**What to do**
Up to and including the line with "grid_levels = [0, 20, 40, 60, 80, 100]", write out the listing from its first line, minus the pictures.

**Data block**
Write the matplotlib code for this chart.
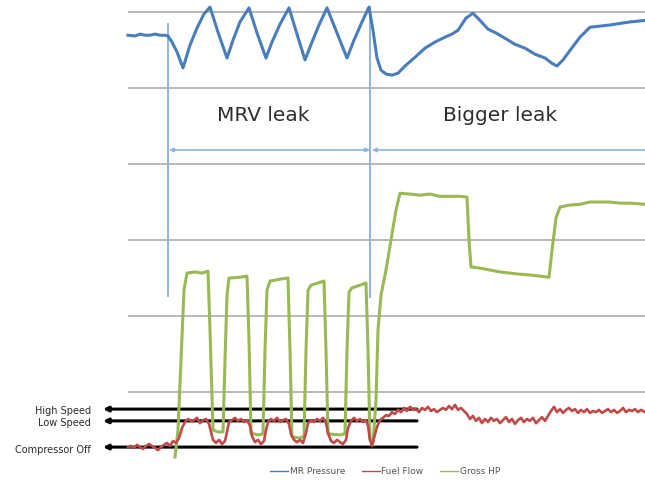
import matplotlib
matplotlib.use("Agg")
import matplotlib.pyplot as plt

# time axis is in samples, all traces share one 0-100 scale
grid_levels = [0, 20, 40, 60, 80, 100]

mr_t = [0, 7, 12, 17, 22, 27, 32, 37, 40, 44, 49, 55, 62, 69, 76, 82, 90, 99, 105, 112,
        121, 129, 138, 144, 152, 161, 169, 177, 184, 191, 199, 209, 219, 226, 234, 241,
        245, 249, 253, 258, 264, 270, 277, 287, 297, 307, 317, 324, 330, 338, 345, 352,
        360, 368, 377, 387, 397, 407, 417, 424, 429, 435, 442, 452, 462, 472, 482, 492,
        502, 510, 517]
mr_pressure = [93.9, 93.7, 94.2, 93.9, 93.9, 94.2, 93.9, 93.9, 93.7, 92.1, 89.5, 85.3, 91.3,
               95.8, 99.5, 101.3, 94.7, 87.9, 92.6, 97.4, 101.1, 94.5, 87.9, 92.1, 96.8,
               101.1, 94.2, 87.4, 92.1, 96.6, 101.1, 94.5, 87.9, 92.6, 97.4, 101.3, 95.2,
               87.9, 84.7, 83.7, 83.4, 83.9, 85.8, 88.1, 90.5, 92.1, 93.4, 94.2, 95.2, 98.4,
               99.7, 97.8, 95.5, 94.5, 93.1, 91.5, 90.5, 88.9, 87.9, 86.5, 85.8, 87.4, 89.9,
               93.4, 96.0, 96.3, 96.6, 97.0, 97.4, 97.6, 97.8]

fuel_t = [0, 3, 6, 9, 12, 15, 18, 21, 24, 27, 30, 33, 36, 39, 42, 45, 48, 51, 54, 57, 60,
          63, 66, 69, 72, 75, 78, 81, 83, 85, 88, 91, 94, 97, 99, 101, 104, 107, 110, 113,
          116, 119, 122, 124, 127, 130, 133, 136, 138, 140, 143, 146, 149, 152, 155, 158,
          161, 163, 166, 169, 172, 175, 178, 180, 183, 186, 189, 192, 195, 198, 200, 203,
          206, 209, 212, 215, 218, 220, 223, 226, 229, 232, 235, 238, 240, 242, 244, 246,
          249, 252, 255, 258, 261, 264, 267, 270, 273, 276, 279, 282, 285, 288, 291, 294,
          297, 300, 303, 306, 309, 312, 315, 318, 321, 324, 327, 330, 333, 336, 339, 342,
          345, 348, 351, 354, 357, 360, 363, 366, 369, 372, 375, 378, 381, 384, 387, 390,
          393, 396, 399, 402, 405, 408, 411, 414, 417, 420, 423, 426, 429, 432, 435, 438,
          441, 444, 447, 450, 453, 456, 459, 462, 465, 468, 471, 474, 477, 480, 483, 486,
          489, 492, 495, 498, 501, 504, 507, 510, 513, 517]
fuel_flow = [-14.5, -14.2, -14.7, -13.9, -14.5, -15.0, -14.2, -13.7, -14.2, -14.7, -15.3,
             -14.5, -13.9, -13.4, -14.2, -12.9, -13.4, -12.1, -9.5, -7.9, -7.1, -7.6, -7.4,
             -6.8, -8.2, -7.4, -7.1, -8.4, -10.5, -12.6, -13.4, -12.6, -13.7, -12.9, -10.5,
             -7.9, -7.4, -6.8, -7.6, -7.1, -7.9, -7.4, -8.9, -11.6, -13.2, -12.6, -13.7,
             -12.9, -10.0, -7.9, -7.1, -7.6, -6.8, -7.9, -7.4, -7.1, -8.4, -11.1, -12.6,
             -13.2, -12.6, -13.4, -10.8, -8.2, -7.4, -7.9, -7.1, -7.6, -6.8, -8.2, -10.8,
             -12.9, -13.4, -12.6, -13.2, -13.7, -12.6, -9.5, -7.6, -6.8, -7.6, -7.1, -7.9,
             -7.4, -8.9, -12.6, -14.2, -12.1, -9.2, -7.4, -6.8, -6.1, -6.3, -5.3, -5.8,
             -4.7, -5.3, -4.2, -5.0, -3.9, -4.7, -4.5, -5.3, -4.2, -4.7, -3.9, -5.0, -4.5,
             -5.3, -4.7, -4.2, -4.7, -3.7, -4.5, -3.4, -4.7, -4.2, -5.0, -5.8, -7.1, -6.3,
             -7.6, -6.8, -8.2, -7.1, -7.9, -6.8, -7.6, -7.1, -8.2, -7.4, -6.6, -7.9, -7.1,
             -8.4, -7.4, -6.8, -7.9, -7.1, -7.6, -6.8, -8.2, -7.4, -6.6, -7.6, -6.3, -5.0,
             -3.9, -5.3, -4.5, -5.5, -4.7, -4.2, -5.0, -4.5, -5.5, -4.7, -5.3, -4.5, -5.5,
             -5.0, -5.3, -4.7, -5.5, -5.0, -4.5, -5.3, -4.7, -5.5, -5.0, -4.2, -5.3, -4.7,
             -5.0, -4.5, -5.3, -4.7, -5.3]

hp_t = [47, 50, 53, 56, 59, 67, 74, 80, 82, 85, 90, 95, 97, 99, 101, 112, 119, 121, 123,
        130, 135, 137, 139, 142, 152, 160, 162, 164, 172, 176, 178, 180, 183, 190, 196,
        198, 200, 212, 217, 219, 221, 224, 232, 238, 240, 242, 245, 248, 250, 253, 258,
        263, 268, 272, 282, 292, 302, 312, 322, 332, 339, 341, 343, 352, 362, 372, 382,
        392, 402, 412, 421, 424, 428, 432, 442, 452, 462, 472, 482, 492, 502, 517]
gross_hp = [-17.1, -10.0, 8.4, 26.8, 31.3, 31.6, 31.3, 31.8, 16.3, -10.0, -10.5, -10.5,
            8.4, 25.5, 30.0, 30.2, 30.5, 13.7, -10.8, -11.3, -11.0, 11.0, 26.8, 29.2, 29.7,
            30.0, 11.0, -11.8, -12.1, -11.6, 11.0, 26.8, 28.1, 28.7, 29.2, 11.0, -11.0,
            -11.3, -11.0, 11.0, 26.3, 27.4, 28.1, 28.7, 11.0, -12.6, -13.4, -2.1, 16.3,
            25.5, 32.1, 40.0, 47.9, 52.3, 52.1, 51.8, 52.1, 51.5, 51.5, 51.5, 51.3, 40.0,
            32.9, 32.6, 32.1, 31.6, 31.3, 31.0, 30.8, 30.5, 30.2, 37.3, 45.8, 48.7, 49.2,
            49.4, 50.0, 50.0, 50.0, 49.7, 49.7, 49.4]

speed_labels = ["High Speed", "Low Speed", "Compressor Off"]
speed_levels = [-4.5, -7.6, -14.5]
label_levels = [-5.0, -8.2, -15.3]

leak_starts = [40, 242]
leak_names = ["MRV leak", "Bigger leak"]

BLUE = "#4a7ebb"
RED = "#be4b48"
GREEN = "#98b954"
MARK = "#8eb4e3"

fig = plt.figure(figsize=(6.45, 4.8), dpi=100)
ax = fig.add_axes([0, 0, 1, 1])
ax.set_xlim(-128, 517)
ax.set_ylim(-23.16, 103.17)
ax.axis("off")

ax.hlines(grid_levels, 0, 517, color="#adadad", lw=1.2, zorder=1)

# event markers and span arrows
ax.vlines(leak_starts[0], 25.0, 97.1, color=MARK, lw=1.4, zorder=2)
ax.vlines(leak_starts[1], 24.7, 101.6, color=MARK, lw=1.4, zorder=2)
ax.annotate("", xy=(leak_starts[0] + 1, 63.7), xytext=(leak_starts[1], 63.7),
            arrowprops=dict(arrowstyle="<|-|>", color=MARK, lw=1.2, mutation_scale=6,
                            shrinkA=0, shrinkB=0))
ax.annotate("", xy=(leak_starts[1] + 2, 63.7), xytext=(517, 63.7),
            arrowprops=dict(arrowstyle="-|>", color=MARK, lw=1.2, mutation_scale=6,
                            shrinkA=0, shrinkB=0), annotation_clip=False)
ax.text(135, 72.9, leak_names[0], fontsize=14.5, color="#2e2e2e", ha="center", va="center")
ax.text(372, 72.9, leak_names[1], fontsize=14.5, color="#2e2e2e", ha="center", va="center")

ax.plot(mr_t, mr_pressure, color=BLUE, lw=2.2, label="MR Pressure", zorder=4)
ax.plot(fuel_t, fuel_flow, color=RED, lw=1.9, label="Fuel Flow", zorder=5)
ax.plot(hp_t, gross_hp, color=GREEN, lw=2.2, label="Gross HP", zorder=4)

# compressor state reference lines
for name, lev, ly in zip(speed_labels, speed_levels, label_levels):
    ax.annotate("", xy=(-25, lev), xytext=(289, lev),
                arrowprops=dict(arrowstyle="-|>", color="black", lw=2.2, mutation_scale=7,
                                shrinkA=0, shrinkB=0), zorder=3)
    ax.text(-37, ly, name, fontsize=7, color="#2a2a2a", ha="right", va="center")

ax.legend(loc="center", bbox_to_anchor=(0.597, 0.017), ncol=3, frameon=False,
          fontsize=6.5, handlelength=2.0, handletextpad=0.2, columnspacing=1.8,
          labelcolor="#555555")
for line in ax.get_legend().get_lines():
    line.set_linewidth(1.0)

fig.savefig("out.png", dpi=100)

**Complete response**
Write the matplotlib code for this chart.
import matplotlib
matplotlib.use("Agg")
import matplotlib.pyplot as plt

# time axis is in samples, all traces share one 0-100 scale
grid_levels = [0, 20, 40, 60, 80, 100]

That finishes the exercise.